Given exercise:
Pictures are not part of the copy. Give again exactly the lines from the one with "Write the seaborn" to the one with "ax.set_axisbelow(True)", inclusive.

Data supplied:
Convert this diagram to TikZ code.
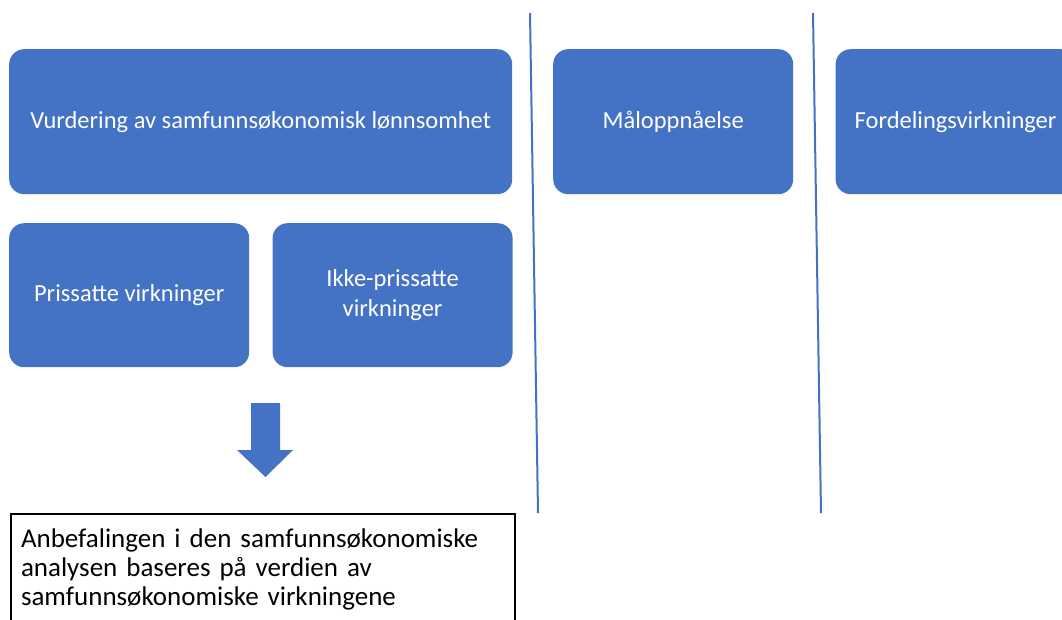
\documentclass[tikz,border=0pt]{standalone}
\usepackage{fontspec}
\setmainfont{Carlito}
\usetikzlibrary{positioning}

\definecolor{boxblue}{HTML}{4472C4}

\begin{document}
\begin{tikzpicture}[x=1pt, y=-1pt, node distance=23pt]
  \tikzstyle{block} = [rectangle, rounded corners=15pt, fill=boxblue, text=white, align=center, font=\fontsize{24.5}{30}\selectfont, inner sep=0pt, minimum height=145pt]
  \tikzstyle{wide} = [block, minimum width=503pt]
  \tikzstyle{narrow} = [block, minimum width=240pt]
  \tikzstyle{divider} = [draw=boxblue, line width=2pt]
  \tikzstyle{result} = [rectangle, draw=black, line width=2pt, anchor=north west, align=left, text width=484pt, inner xsep=10pt, inner ysep=15pt, text depth=110pt, font=\fontsize{27}{29}\selectfont]

  \clip (0,0) rectangle (1062,619);

  % left column
  \node (lonnsomhet) [wide, anchor=north west] at (9,49) {Vurdering av samfunnsøkonomisk lønnsomhet};
  \node (prissatte) [narrow, anchor=north west, minimum height=144pt] at (9,223) {Prissatte virkninger};
  \node (ikkeprissatte) [narrow, minimum height=144pt, right=of prissatte] {Ikke-prissatte\\virkninger};

  % other columns
  \node (maal) [narrow, anchor=north west] at (553,49) {Måloppnåelse};
  \node (fordeling) [narrow, right=42pt of maal] {Fordelingsvirkninger};

  % dividers
  \coordinate (d1top) at (530,13);
  \coordinate (d1bot) at (538,513);
  \coordinate (d2top) at (813,13);
  \coordinate (d2bot) at (821,513);
  \draw [divider] (d1top) -- (d1bot);
  \draw [divider] (d2top) -- (d2bot);

  % block arrow
  \fill [boxblue] (251,403) -- (280,403) -- (280,450) -- (293,450) -- (265.5,477) -- (237,450) -- (251,450) -- cycle;

  \node (anbefaling) [result] at (10,513) {Anbefalingen i den samfunnsøkonomiske\\analysen baseres på verdien av\\samfunnsøkonomiske virkningene};
\end{tikzpicture}
\end{document}
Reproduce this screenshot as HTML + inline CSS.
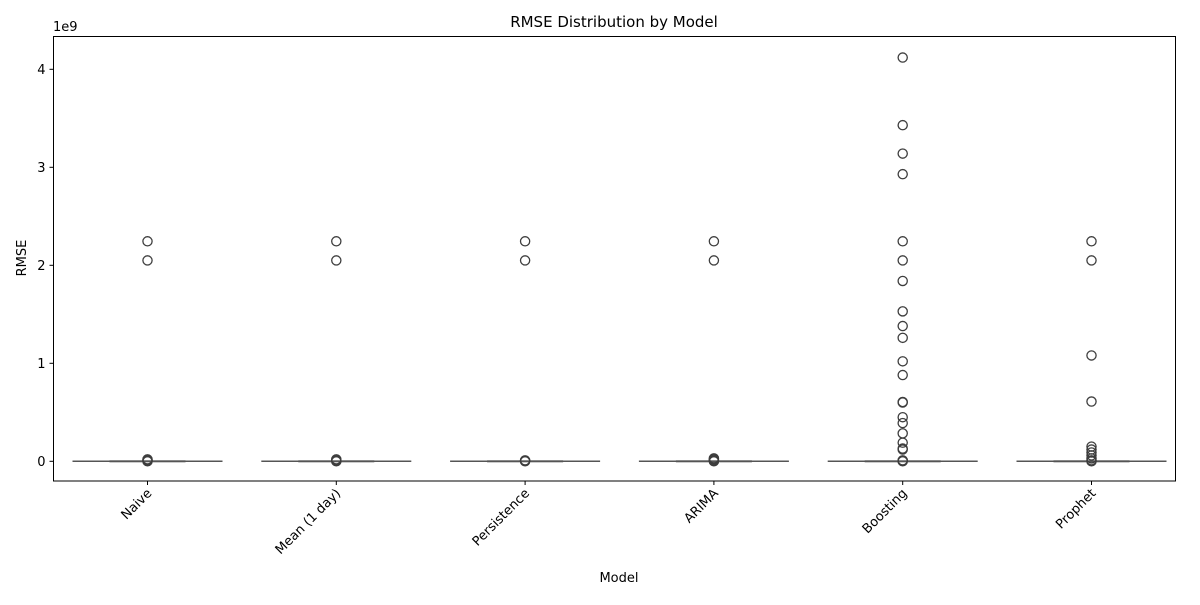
<!DOCTYPE html>
<html><head><meta charset="utf-8"><style>
body{margin:0;background:#fff;}
svg text{font-family:"DejaVu Sans","Liberation Sans",sans-serif;fill:#000;}
</style></head><body>
<svg id="chart" width="1200" height="600" xmlns="http://www.w3.org/2000/svg">
<rect width="1200" height="600" fill="#fff"/>
<text x="614" y="27" text-anchor="middle" font-size="15">RMSE Distribution by Model</text>
<text transform="translate(26,258) rotate(-90)" text-anchor="middle" font-size="13">RMSE</text>
<text x="619" y="582" text-anchor="middle" font-size="13">Model</text>
<text x="53" y="31" font-size="13">1e9</text>
<g id="marks"></g>
<rect x="53.5" y="36.5" width="1122" height="444.5" fill="none" stroke="#000" stroke-width="1"/>
</svg>
<script>
const categories=["Naive","Mean (1 day)","Persistence","ARIMA","Boosting","Prophet"];
const outliersNaive=[2.245,2.05,0.02,0.01,0.005,0];
const outliersMean=[2.245,2.05,0.02,0.01,0.005,0];
const outliersPersistence=[2.245,2.05,0.01,0.005,0];
const outliersArima=[2.245,2.05,0.03,0.02,0.01,0.005,0];
const outliersBoosting=[4.12,3.43,3.14,2.93,2.245,2.05,1.84,1.53,1.38,1.26,1.02,0.88,0.605,0.6,0.45,0.39,0.285,0.19,0.13,0.12,0.01,0.005,0];
const outliersProphet=[2.245,2.05,1.08,0.61,0.15,0.12,0.09,0.06,0.03,0.01,0];
const yTicks=[0,1,2,3,4];
const outliers=[outliersNaive,outliersMean,outliersPersistence,outliersArima,outliersBoosting,outliersProphet];
const NS="http://www.w3.org/2000/svg";
const g=document.getElementById('marks');
const svg=document.getElementById('chart');
const left=53.5,y0=461.3,pxPerUnit=98;
const band=188.8,firstCenter=147.5;
function x(i){return firstCenter+band*i;}
function y(v){return y0-v*pxPerUnit;}
function el(t,a){const e=document.createElementNS(NS,t);for(const k in a)e.setAttribute(k,a[k]);return e;}
yTicks.forEach(t=>{
  const tk=el('line',{x1:left-4,x2:left,y1:y(t),y2:y(t),stroke:'#000'});
  
  
  svg.appendChild(tk);
  const tx=el('text',{x:left-8,y:y(t)+4.5,'text-anchor':'end','font-size':'13'});
  tx.textContent=t;
  
  
  svg.appendChild(tx);
});
categories.forEach((c,i)=>{
  const cx=x(i);
  const wh=el('line',{x1:cx-75,x2:cx+75,y1:y(0),y2:y(0),stroke:'#555','stroke-width':1.5});
  
  
  g.appendChild(wh);
  const bx=el('rect',{x:cx-38,y:y(0)-1,width:76,height:2,fill:'#555'});
  
  
  g.appendChild(bx);
  outliers[i].forEach(v=>{
    const p=el('circle',{cx:cx,cy:y(v),r:4.6,fill:'none',stroke:'#3d3d3d','stroke-width':1.3});
    
    
    g.appendChild(p);
  });
  const tk=el('line',{x1:cx,x2:cx,y1:481,y2:485,stroke:'#000'});
  
  
  svg.appendChild(tk);
  const tx=el('text',{'text-anchor':'end','font-size':'13',transform:`translate(${cx+5},${494}) rotate(-45)`});
  tx.textContent=c;
  
  
  svg.appendChild(tx);
});
</script>
</body></html>
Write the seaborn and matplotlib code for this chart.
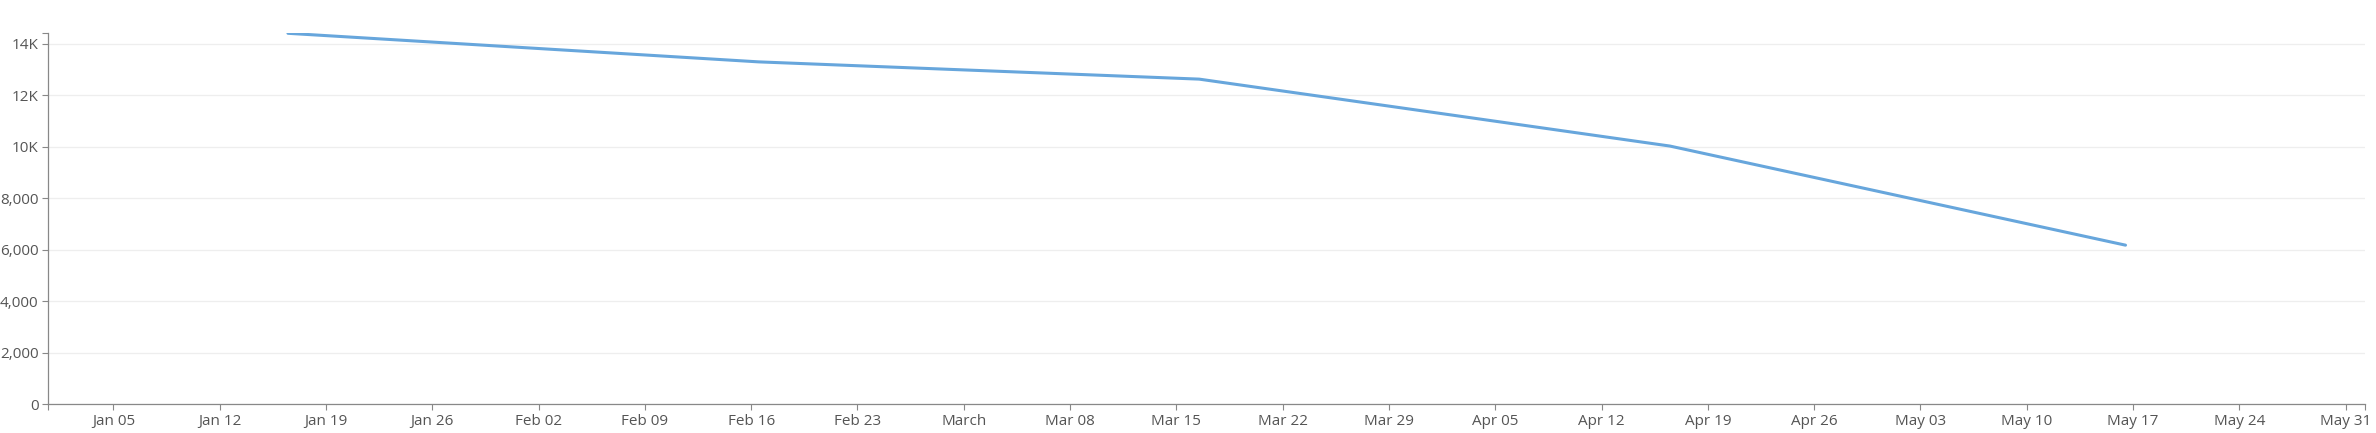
import matplotlib
matplotlib.use("Agg")
import matplotlib.pyplot as plt
import matplotlib.dates as mdates
from matplotlib.ticker import FuncFormatter, FixedLocator
import seaborn as sns
import pandas as pd
import numpy as np

# ---- data ----
dates = ["2020-01-16", "2020-02-16", "2020-03-16", "2020-04-16", "2020-05-16"]
values = [14400, 13290, 12620, 10020, 6170]
y_ticks = [0, 2000, 4000, 6000, 8000, 10000, 12000, 14000]
x_tick_dates = pd.date_range("2020-01-05", "2020-05-31", freq="7D")

df = pd.DataFrame({"date": pd.to_datetime(dates) + pd.Timedelta(hours=12),
                   "value": values})

sns.set_style("white")
plt.rcParams["font.family"] = ["Open Sans", "DejaVu Sans"]

W, H = 2376, 433
fig = plt.figure(figsize=(W / 100, H / 100), dpi=100)
ax = fig.add_axes([48.3 / W, 1 - 404 / H, (2365 - 48.3) / W, (404 - 33.3) / H])

sns.lineplot(data=df, x="date", y="value", ax=ax, color="#67a6dc",
             linewidth=2.2, zorder=3)

ax.set_xlim(pd.Timestamp("2019-12-31 17:15"), pd.Timestamp("2020-06-01 06:30"))
ax.set_ylim(0, max(values))

ax.set_xlabel("")
ax.set_ylabel("")

# y ticks
ax.yaxis.set_major_locator(FixedLocator(y_ticks))
def yfmt(v, pos):
    if v >= 10000:
        return f"{int(v / 1000)}K"
    return f"{int(v):,}"
ax.yaxis.set_major_formatter(FuncFormatter(yfmt))

# x ticks
ax.xaxis.set_major_locator(FixedLocator(mdates.date2num(x_tick_dates)))
def xfmt(v, pos):
    d = mdates.num2date(v)
    if d.day == 1:
        return d.strftime("%B")
    return d.strftime("%b %d")
ax.xaxis.set_major_formatter(FuncFormatter(xfmt))

# outer domain ticks
ax.yaxis.set_minor_locator(FixedLocator([max(values)]))
xl = ax.get_xlim()
ax.xaxis.set_minor_locator(FixedLocator([xl[0], xl[1]]))

ax.grid(axis="y", color="#eeeeee", linewidth=0.9, zorder=0)
ax.grid(axis="x", visible=False)
ax.set_axisbelow(True)

for s in ["top", "right"]:
    ax.spines[s].set_visible(False)
for s in ["left", "bottom"]:
    ax.spines[s].set_color("#888888")
    ax.spines[s].set_linewidth(0.9)

ax.tick_params(axis="both", which="both", direction="out", length=4.5,
               width=0.8, color="#888888", labelcolor="#555555",
               labelsize=11, pad=2.5, bottom=True, left=True,
               top=False, right=False)
ax.tick_params(axis="x", which="major", pad=3)

fig.savefig("out.png", dpi=100, facecolor="white")
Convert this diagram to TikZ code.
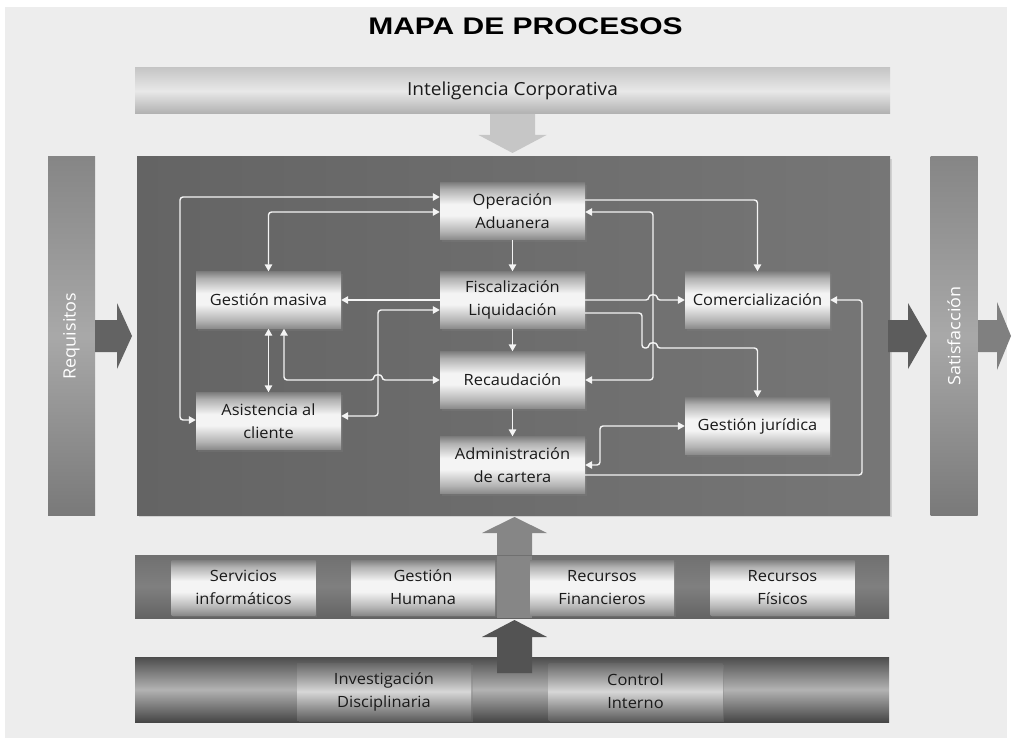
\documentclass[tikz,border=0pt]{standalone}
\usepackage{fontspec}
\setmainfont{Open Sans}[FakeStretch=1.06]
\newfontfamily\titlefont{Liberation Sans}[FakeStretch=1.25]
\usetikzlibrary{arrows.meta, shadows}

\definecolor{paper}{HTML}{EDEDED}
\definecolor{coreleft}{HTML}{646464}
\definecolor{coreright}{HTML}{767676}
\definecolor{boxtext}{HTML}{1A1A1A}
\definecolor{linewhite}{HTML}{F4F4F4}
\definecolor{pbot}{HTML}{8A8A8A}
\definecolor{plow}{HTML}{B4B4B4}
\definecolor{pwhite}{HTML}{F4F4F4}
\definecolor{phigh}{HTML}{B0B0B0}
\definecolor{ptop}{HTML}{7E7E7E}
\pgfdeclareverticalshading{procshade}{100bp}{color(0bp)=(pbot); color(25bp)=(pbot); color(32bp)=(plow);
  color(46bp)=(pwhite); color(56bp)=(pwhite); color(69bp)=(phigh); color(75bp)=(ptop); color(100bp)=(ptop)}

\tikzset{
  proc/.style={minimum width=145pt, minimum height=57pt, inner sep=2pt, align=center,
    shading=procshade, text=boxtext, font=\fontsize{15.5}{23}\selectfont,
    drop shadow={opacity=0.3, shadow xshift=1.5pt, shadow yshift=-2pt}},
  darkproc/.style={proc, top color=gray!80!black, bottom color=gray!75!black, middle color=pwhite!88!black},
  sidebar/.style={rotate=90, minimum width=358pt, minimum height=47pt, inner sep=0pt,
    top color=gray!95, bottom color=gray!95!black, middle color=gray!68, text=white,
    font=\fontsize{17}{20}\selectfont},
  flow/.style={draw=linewhite, line width=1.4pt, rounded corners=3pt}
}

\begin{document}
\begin{tikzpicture}[x=1pt, y=-1pt, >={Triangle[length=7pt,width=7.5pt]}]
  \useasboundingbox (0,0) rectangle (1012,741);
  \fill[white] (0,0) rectangle (1012,741);
  \fill[paper] (5,7) rectangle (1007,738);

  % title and top band
  \node[font=\titlefont\bfseries\fontsize{24}{26}\selectfont] (title) at (525.5,26.5) {MAPA DE PROCESOS};
  \node[minimum width=755pt, minimum height=46pt, inner sep=0pt, top color=gray!45, bottom color=gray!62, middle color=gray!18,
    text=boxtext, font=\fontsize{18}{20}\selectfont] (intel) at (512.5,91) {Inteligencia Corporativa};
  \fill[gray!45] (490,114) -- (535,114) -- (535,135) -- (546.5,135) -- (512.5,153) -- (478.5,135) -- (490,135) -- cycle;

  % side bars
  \node[sidebar] (req) at (71.5,336) {Requisitos};
  \node[sidebar] (sat) at (954,336) {Satisfacción};
  \node[minimum width=753pt, minimum height=358pt, inner sep=0pt, left color=coreleft, right color=coreright,
    drop shadow={opacity=0.25, shadow xshift=2pt, shadow yshift=-2pt}] (core) at (513.5,336) {};
  \fill[gray!78!black] (95,320) -- (117,320) -- (117,303) -- (132,336) -- (117,369) -- (117,352) -- (95,352) -- cycle;
  \fill[gray!72!black] (888,320) -- (908,320) -- (908,303) -- (927,336) -- (908,369) -- (908,352) -- (888,352) -- cycle;
  \fill[gray!100] (978,320) -- (997,320) -- (997,302) -- (1011,336) -- (997,370) -- (997,352) -- (978,352) -- cycle;

  % process boxes
  \node[proc] (opera) at (512.5,211) {Operación\\Aduanera};
  \node[proc] (fisc) at (512.5,300) {Fiscalización\\Liquidación};
  \node[proc] (recau) at (512.5,380) {Recaudación};
  \node[proc] (admin) at (512.5,465) {Administración\\de cartera};
  \node[proc] (gmas) at (268.5,300) {Gestión masiva};
  \node[proc] (asist) at (268.5,421) {Asistencia al\\cliente};
  \node[proc] (comer) at (757.5,300) {Comercialización};
  \node[proc] (gjur) at (757.5,426) {Gestión jurídica};

  % connectors
  \draw[flow, <->] (opera.west |- 0,197) -| (180,420) -- (asist.west |- 0,420);
  \draw[flow, <->] (gmas.north) |- (opera.west |- 0,212);
  \draw[flow, ->] (fisc.west) -- (gmas.east);
  \draw[flow, ->] (fisc.east) -- (649,300) .. controls (649,294) and (657,294) .. (657,300) -- (comer.west);
  \draw[flow, <->] (asist.east |- 0,416) -| (378,310) -- (fisc.west |- 0,310);
  \draw[flow, <->] (gmas.south -| 284,0) -- (284,380) -- (374,380) .. controls (374,374) and (382,374) .. (382,380) -- (recau.west);
  \draw[flow, <->] (gmas.south) -- (asist.north);
  \draw[flow, ->] (opera.south) -- (fisc.north);
  \draw[flow, ->] (fisc.south) -- (recau.north);
  \draw[flow, ->] (recau.south) -- (admin.north);
  \draw[flow, ->] (opera.east |- 0,200) -| (comer.north);
  \draw[flow, <->] (opera.east |- 0,212) -| (653,380) -- (recau.east);
  \draw[flow, ->] (fisc.east |- 0,313) -| (642,348) -- (649,348) .. controls (649,342) and (657,342) .. (657,348) -| (gjur.north);
  \draw[flow, <->] (admin.east |- 0,465) -| (600,426) -- (gjur.west);
  \draw[flow, ->] (admin.east |- 0,475) -| (862,300) -- (comer.east);

  % support band
  \fill[gray!95] (497,618) -- (497,533) -- (482,533) -- (514.5,517) -- (547,533) -- (532,533) -- (532,618) -- cycle;
  \node[minimum width=754pt, minimum height=63pt, inner sep=0pt, top color=gray!88!black, bottom color=gray!78!black,
    middle color=gray!100] (support) at (512,586.5) {};
  \fill[gray!95] (497,556) rectangle (532,618);
  \node[proc, minimum width=144pt, minimum height=55pt] (servi) at (243.5,587.5) {Servicios\\informáticos};
  \node[proc, minimum width=144pt, minimum height=55pt] (human) at (423,587.5) {Gestión\\Humana};
  \node[proc, minimum width=144pt, minimum height=55pt] (finan) at (602,587.5) {Recursos\\Financieros};
  \node[proc, minimum width=144pt, minimum height=55pt] (fisic) at (782.5,587.5) {Recursos\\Físicos};

  % control band
  \node[minimum width=754pt, minimum height=65pt, inner sep=0pt, top color=gray!60!black, bottom color=gray!55!black,
    middle color=gray!60] (control) at (512,689.5) {};
  \node[darkproc, minimum width=174pt] (invest) at (384,691.5) {Investigación\\Disciplinaria};
  \node[darkproc, minimum width=174pt] (cinter) at (635.5,691.5) {Control\\Interno};
  \fill[gray!65!black] (497,673) -- (497,637) -- (482,637) -- (514.5,620) -- (547,637) -- (532,637) -- (532,673) -- cycle;
\end{tikzpicture}
\end{document}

Result for this task:
Write the seaborn and matplotlib code for this chart.
import matplotlib
matplotlib.use("Agg")
import matplotlib.pyplot as plt
import matplotlib.dates as mdates
from matplotlib.ticker import FuncFormatter, FixedLocator
import seaborn as sns
import pandas as pd
import numpy as np

# ---- data ----
dates = ["2020-01-16", "2020-02-16", "2020-03-16", "2020-04-16", "2020-05-16"]
values = [14400, 13290, 12620, 10020, 6170]
y_ticks = [0, 2000, 4000, 6000, 8000, 10000, 12000, 14000]
x_tick_dates = pd.date_range("2020-01-05", "2020-05-31", freq="7D")

df = pd.DataFrame({"date": pd.to_datetime(dates) + pd.Timedelta(hours=12),
                   "value": values})

sns.set_style("white")
plt.rcParams["font.family"] = ["Open Sans", "DejaVu Sans"]

W, H = 2376, 433
fig = plt.figure(figsize=(W / 100, H / 100), dpi=100)
ax = fig.add_axes([48.3 / W, 1 - 404 / H, (2365 - 48.3) / W, (404 - 33.3) / H])

sns.lineplot(data=df, x="date", y="value", ax=ax, color="#67a6dc",
             linewidth=2.2, zorder=3)

ax.set_xlim(pd.Timestamp("2019-12-31 17:15"), pd.Timestamp("2020-06-01 06:30"))
ax.set_ylim(0, max(values))

ax.set_xlabel("")
ax.set_ylabel("")

# y ticks
ax.yaxis.set_major_locator(FixedLocator(y_ticks))
def yfmt(v, pos):
    if v >= 10000:
        return f"{int(v / 1000)}K"
    return f"{int(v):,}"
ax.yaxis.set_major_formatter(FuncFormatter(yfmt))

# x ticks
ax.xaxis.set_major_locator(FixedLocator(mdates.date2num(x_tick_dates)))
def xfmt(v, pos):
    d = mdates.num2date(v)
    if d.day == 1:
        return d.strftime("%B")
    return d.strftime("%b %d")
ax.xaxis.set_major_formatter(FuncFormatter(xfmt))

# outer domain ticks
ax.yaxis.set_minor_locator(FixedLocator([max(values)]))
xl = ax.get_xlim()
ax.xaxis.set_minor_locator(FixedLocator([xl[0], xl[1]]))

ax.grid(axis="y", color="#eeeeee", linewidth=0.9, zorder=0)
ax.grid(axis="x", visible=False)
ax.set_axisbelow(True)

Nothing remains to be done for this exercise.